EU LIBE: questions for debate on Democratic oversight of Member State intelligence services & EU intelligence

The EU Committee on Civil Liberties, Justice and Home Affairs (LIBE) Working Document on Democratic oversight of Member State intelligence services & EU intelligence (.pdf, Dec 12) suggests the following questions for debate:

  • Given the extent of international cooperation by intelligence agencies in the EU it is crucial that the scope of this activity is subject to adequate control allowing oversight bodies to scrutinise international intelligence cooperation. There is a threat that with international cooperation, intelligence agencies in EU Member States may be able to receive communications that they could not otherwise lawfully gather themselves. As stated, the third party rule can serve as a barrier to proper oversight mechanisms if the established oversight committee is deemed as a third party. How can it be ensured that information received from a foreign or international agency is subject to adequate oversight? Would it be possible that oversight bodies were not considered as third parties? 

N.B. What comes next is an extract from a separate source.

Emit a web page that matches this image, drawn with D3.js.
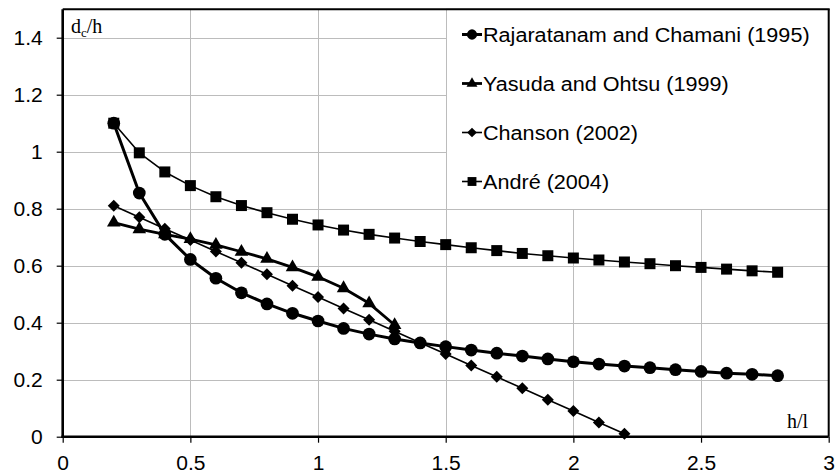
<!DOCTYPE html>
<html>
<head>
<meta charset="utf-8">
<script src="https://cdn.jsdelivr.net/npm/d3@7"></script>
<style>
  html, body { margin: 0; padding: 0; background: #fff; }
  svg { display: block; }
</style>
</head>
<body>
<svg id="chart" width="838" height="476"></svg>
<script>
// h/l values shared by all series
const hl = [0.2, 0.3, 0.4, 0.5, 0.6, 0.7, 0.8, 0.9, 1.0, 1.1, 1.2, 1.3, 1.4,
            1.5, 1.6, 1.7, 1.8, 1.9, 2.0, 2.1, 2.2, 2.3, 2.4, 2.5, 2.6, 2.7, 2.8];

// dc/h for each source
const rajaratanam = [1.10, 0.855, 0.71, 0.622, 0.556, 0.505, 0.466, 0.433, 0.406, 0.380, 0.360, 0.343, 0.329,
                     0.316, 0.304, 0.293, 0.283, 0.273, 0.263, 0.255, 0.248, 0.242, 0.235, 0.229, 0.223, 0.219, 0.214];
const yasuda = [0.751, 0.728, 0.710, 0.693, 0.673, 0.649, 0.624, 0.594, 0.561, 0.521, 0.468, 0.392];
const chanson = [0.81, 0.77, 0.73, 0.69, 0.65, 0.61, 0.57, 0.53, 0.49, 0.45, 0.41, 0.37, 0.33,
                 0.29, 0.25, 0.21, 0.17, 0.13, 0.09, 0.05, 0.01];
const andre = [1.10, 0.996, 0.929, 0.881, 0.842, 0.811, 0.786, 0.763, 0.743, 0.725, 0.710, 0.697, 0.685,
               0.674, 0.663, 0.653, 0.643, 0.635, 0.627, 0.620, 0.613, 0.607, 0.600, 0.594, 0.588, 0.582, 0.577];

const seriesNames = ["Rajaratanam and Chamani (1995)", "Yasuda and Ohtsu (1999)", "Chanson (2002)", "André (2004)"];
const xTicks = [0, 0.5, 1, 1.5, 2, 2.5, 3];
const yTicks = [0, 0.2, 0.4, 0.6, 0.8, 1, 1.2, 1.4];

// square diamond (rotated square) marker
const symbolSquareDiamond = {
  draw(ctx, size) {
    const r = Math.sqrt(size / 2);
    ctx.moveTo(0, -r); ctx.lineTo(r, 0); ctx.lineTo(0, r); ctx.lineTo(-r, 0); ctx.closePath();
  }
};

const series = [
  { name: seriesNames[3], values: andre,       symbol: d3.symbolSquare,      size: 121, width: 1.6 },
  { name: seriesNames[2], values: chanson,     symbol: symbolSquareDiamond,  size: 72,  width: 1.6 },
  { name: seriesNames[1], values: yasuda,      symbol: d3.symbolTriangle,    size: 80,  width: 2.8 },
  { name: seriesNames[0], values: rajaratanam, symbol: d3.symbolCircle,      size: 127, width: 3 }
];

const svg = d3.select("#chart");
const x = d3.scaleLinear().domain([0, 3]).range([62.7, 828.7]);
const y = d3.scaleLinear().domain([0, 1.5]).range([436.7, 9.2]);

const SANS = "'Liberation Sans', Arial, sans-serif";
const SERIF = "'Liberation Serif', 'Times New Roman', serif";
function widen(sel, k) {
  sel.each(function () {
    const len = this.getComputedTextLength();
    d3.select(this).attr("textLength", len * k).attr("lengthAdjust", "spacingAndGlyphs");
  });
}

// gridlines
const grid = svg.append("g").attr("stroke", "#bcbcbc").attr("stroke-width", 1);
grid.selectAll("line.h").data(yTicks.filter(v => v > 0)).join("line")
  .attr("x1", x(0)).attr("x2", x(3))
  .attr("y1", d => Math.round(y(d)) + 0.5).attr("y2", d => Math.round(y(d)) + 0.5);
grid.selectAll("line.v").data(xTicks.filter(v => v > 0 && v < 3)).join("line")
  .attr("y1", y(0)).attr("y2", y(1.5))
  .attr("x1", d => Math.round(x(d)) + 0.5).attr("x2", d => Math.round(x(d)) + 0.5);

// legend panel (upper right corner of the plot)
const lx0 = Math.round(x(1.5)) + 0.5, ly1 = Math.round(y(0.8)) + 0.5;
svg.append("rect")
  .attr("x", lx0).attr("y", y(1.5))
  .attr("width", x(3) - lx0).attr("height", ly1 - y(1.5))
  .attr("fill", "#fff").attr("stroke", "#bcbcbc").attr("stroke-width", 1);

// series lines and markers
const line = d3.line().x(d => x(d[0])).y(d => y(d[1]));
const plot = svg.append("g");
series.forEach(s => {
  const pts = s.values.map((v, i) => [hl[i], v]);
  plot.append("path").datum(pts)
    .attr("d", line).attr("fill", "none")
    .attr("stroke", "#000").attr("stroke-width", s.width).attr("stroke-linejoin", "round");
  plot.append("g").selectAll("path").data(pts).join("path")
    .attr("transform", d => `translate(${x(d[0])},${y(d[1])})`)
    .attr("d", d3.symbol(s.symbol, s.size))
    .attr("fill", "#000");
});

// frame: heavy axes on left/bottom, border on top/right
svg.append("line").attr("x1", x(0)).attr("x2", x(3) + 1).attr("y1", y(1.5)).attr("y2", y(1.5))
  .attr("stroke", "#000").attr("stroke-width", 2);
svg.append("line").attr("x1", x(3)).attr("x2", x(3)).attr("y1", y(1.5)).attr("y2", y(0))
  .attr("stroke", "#000").attr("stroke-width", 2);

const xAxis = svg.append("g").attr("transform", `translate(0,${y(0)})`)
  .call(d3.axisBottom(x).tickValues(xTicks).tickSize(6).tickPadding(13).tickFormat(d3.format("")));
const yAxis = svg.append("g").attr("transform", `translate(${x(0)},0)`)
  .call(d3.axisLeft(y).tickValues(yTicks).tickSize(6).tickPadding(14).tickFormat(d3.format("")));
[xAxis, yAxis].forEach(a => {
  a.select(".domain").attr("stroke", "#000").attr("stroke-width", 2.6);
  a.selectAll(".tick line").attr("stroke", "#000").attr("stroke-width", 1.2);
  a.selectAll(".tick text").attr("fill", "#000").attr("font-family", SANS).attr("font-size", 20);
});
yAxis.select(".domain").attr("d", `M0,${y(0) + 1.3}V${y(1.5)}`);
xAxis.select(".domain").attr("d", `M${x(0) - 1.3},0H${x(3)}`);
xAxis.selectAll(".tick text").attr("dy", "0.71em");
yAxis.selectAll(".tick text").attr("dy", "0.36em");
widen(xAxis.selectAll(".tick text"), 1.05);
widen(yAxis.selectAll(".tick text"), 1.05);

// axis titles
const yt = svg.append("text").attr("x", 71).attr("y", 33)
  .attr("font-family", SERIF).attr("font-size", 20).attr("fill", "#000");
yt.append("tspan").text("d");
yt.append("tspan").attr("font-size", 13).attr("dy", 4).text("c");
yt.append("tspan").attr("dy", -4).text("/h");

svg.append("text").attr("x", 808).attr("y", 428).attr("text-anchor", "end")
  .attr("font-family", SERIF).attr("font-size", 20).attr("fill", "#000").text("h/l");

// legend entries
const legendOrder = [series[3], series[2], series[1], series[0]];
const leg = svg.append("g");
legendOrder.forEach((s, i) => {
  const cy = 34.5 + i * 49;
  const g = leg.append("g").attr("transform", `translate(472,${cy})`);
  g.append("line").attr("x1", -10).attr("x2", 10).attr("y1", 0).attr("y2", 0)
    .attr("stroke", "#000").attr("stroke-width", s.width);
  g.append("path").attr("d", d3.symbol(s.symbol, s.size * 0.65)).attr("fill", "#000");
  const t = leg.append("text").attr("x", 483).attr("y", cy).attr("dy", "0.36em")
    .attr("font-family", SANS).attr("font-size", 20).attr("fill", "#000").text(s.name);
  widen(t, 1.08);
});
</script>
</body>
</html>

  • How can national security measures, with a disposition towards the use of obscurity/ambiguity, be embedded in a democratic framework of parliamentary and judicial oversight? 

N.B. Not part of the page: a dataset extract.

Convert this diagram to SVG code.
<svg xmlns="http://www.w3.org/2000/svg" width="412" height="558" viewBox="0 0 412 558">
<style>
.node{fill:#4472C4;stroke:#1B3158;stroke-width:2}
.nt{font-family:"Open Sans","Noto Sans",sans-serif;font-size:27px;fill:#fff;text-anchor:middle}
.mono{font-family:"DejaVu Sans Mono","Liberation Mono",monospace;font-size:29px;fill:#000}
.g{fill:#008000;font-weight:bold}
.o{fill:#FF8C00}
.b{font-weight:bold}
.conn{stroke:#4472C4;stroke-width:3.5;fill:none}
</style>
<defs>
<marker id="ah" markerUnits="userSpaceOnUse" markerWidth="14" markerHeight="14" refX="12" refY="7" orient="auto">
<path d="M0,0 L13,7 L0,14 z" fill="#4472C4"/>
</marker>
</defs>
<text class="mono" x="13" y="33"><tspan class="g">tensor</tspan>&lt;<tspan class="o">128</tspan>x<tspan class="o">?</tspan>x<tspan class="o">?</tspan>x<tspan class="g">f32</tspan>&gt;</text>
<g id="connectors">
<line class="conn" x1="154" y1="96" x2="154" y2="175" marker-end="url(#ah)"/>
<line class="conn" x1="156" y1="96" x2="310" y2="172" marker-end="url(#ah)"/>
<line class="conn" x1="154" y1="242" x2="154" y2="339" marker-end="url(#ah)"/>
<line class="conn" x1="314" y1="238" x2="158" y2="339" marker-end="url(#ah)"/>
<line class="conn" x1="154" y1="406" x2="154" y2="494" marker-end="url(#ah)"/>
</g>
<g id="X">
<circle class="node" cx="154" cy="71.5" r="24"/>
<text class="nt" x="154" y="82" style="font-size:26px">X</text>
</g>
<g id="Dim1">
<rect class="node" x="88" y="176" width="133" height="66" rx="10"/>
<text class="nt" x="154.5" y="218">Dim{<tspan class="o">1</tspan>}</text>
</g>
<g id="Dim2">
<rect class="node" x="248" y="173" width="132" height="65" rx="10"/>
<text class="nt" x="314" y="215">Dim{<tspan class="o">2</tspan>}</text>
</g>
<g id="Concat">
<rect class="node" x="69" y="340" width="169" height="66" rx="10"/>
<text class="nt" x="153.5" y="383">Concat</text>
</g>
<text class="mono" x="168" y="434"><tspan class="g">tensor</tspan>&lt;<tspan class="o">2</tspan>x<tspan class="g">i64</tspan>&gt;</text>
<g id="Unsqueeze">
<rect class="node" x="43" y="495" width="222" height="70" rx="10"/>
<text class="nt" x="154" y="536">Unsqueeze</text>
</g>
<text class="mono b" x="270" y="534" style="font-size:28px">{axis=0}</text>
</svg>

  • What should the role and powers of the European Parliament be to exercise parliamentary oversight? Should the European Parliament create a specialized (sub-)committee that is able to receive and scrutinize classified information? How could the EP’s “power of the purse” (budget right) be used most effectively to support the possible increased role of scrutiny for the EP?

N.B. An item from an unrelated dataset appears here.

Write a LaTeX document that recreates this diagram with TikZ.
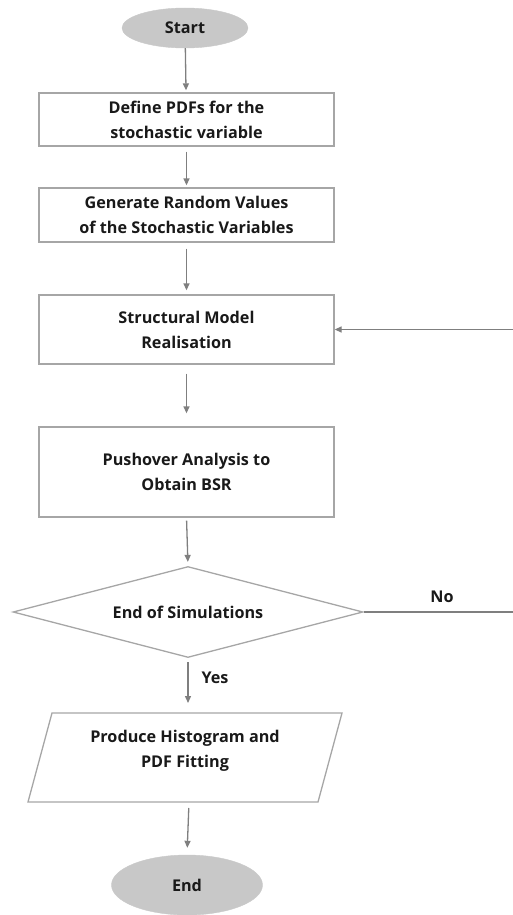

  • If more cooperation and exchange of information takes place among national intelligence services, is it still effective to have exclusively national rules and oversight mechanisms for intelligence services within the EU? How to best organize within Europe collaborative oversight of intelligence services? 
  • Can national oversight mechanisms, given the technological developments and the mobility of data, ensure that the civil rights of all EU citizens are respected by the different national intelligence services? If not, is there a need for minimum European standards or rules that intelligence services should adhere to regarding information exchange, data protection, transparency and oversight?